Dès lors qu'une association peut agir en justice au nom d'intérêts collectifs lorsque ceux-ci entrent dans son objet social, elle peut, sur le fondement de l’article L.480-13 du Code de l’urbanisme, solliciter et obtenir la démolition d’un ouvrage édifié en exécution d’un permis de construire illégal lui portant un préjudice personnel direct au regard de son objet social.

Cass. civ., 26 septembre 2007, pourvoi n°04-20.636


Voici un arrêt intéressant, lequel sera d’ailleurs publié au bulletin, en ce qu’il précise les conditions d’exercice par les associations des actions prévues par l’article L.480-13 du Code de l’urbanisme et nous permettra ainsi d’aborder les modifications apportées à ce dispositif par la loi « ENL » du 13 juillet 2006, lesquelles sont, toutefois, entrées en vigueur le 1er octobre 2007.
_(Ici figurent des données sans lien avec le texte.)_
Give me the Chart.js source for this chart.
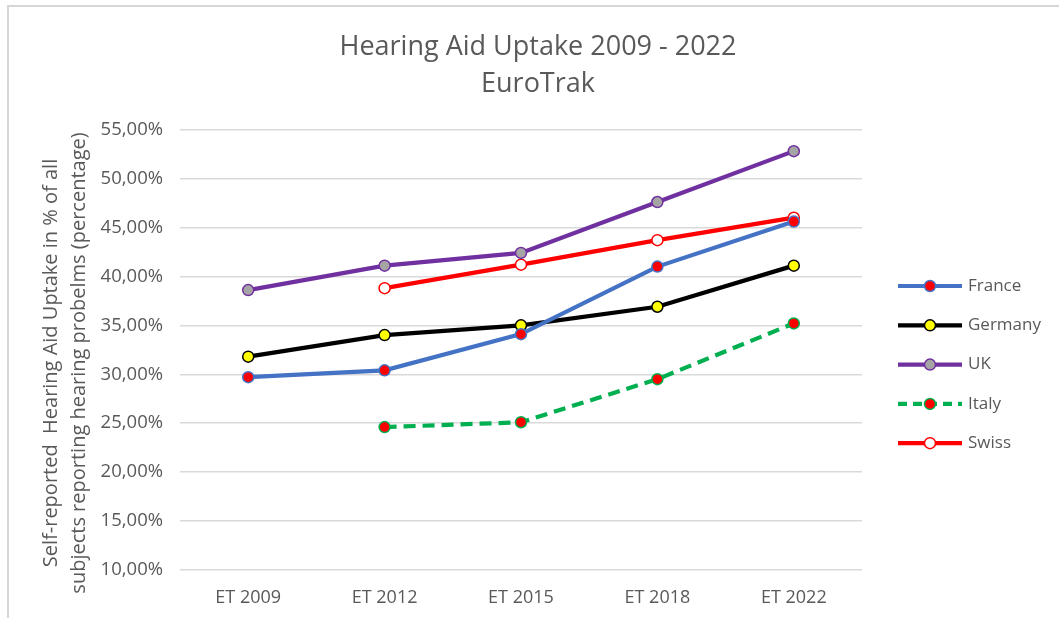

Préalablement au 1er octobre 2007 le seul fait qu’un permis de construire était devenu définitif ne permettait pas de considérer que sa légalité ne pouvait plus être mise en cause et, bien plus, que les constructions réalisées à ce titre étaient pérennes. En effet, l’illégalité de cette autorisation pouvait encore être remise en cause dans le cadre d’une action tendant à obtenir la réparation du préjudice causé par son exécution et ce, en application de l’article précité, lequel dans sa rédaction antérieure disposait que « lorsqu'une construction a été édifiée conformément à un permis de construire, le propriétaire ne peut être condamné par un tribunal de l'ordre judiciaire du fait de la méconnaissance des règles d'urbanisme ou des servitudes d'utilité publique que si, préalablement, le permis a été annulé pour excès de pouvoir ou son illégalité a été constatée par la juridiction administrative. L'action en responsabilité civile se prescrit, en pareil cas, par cinq ans après l'achèvement des travaux ».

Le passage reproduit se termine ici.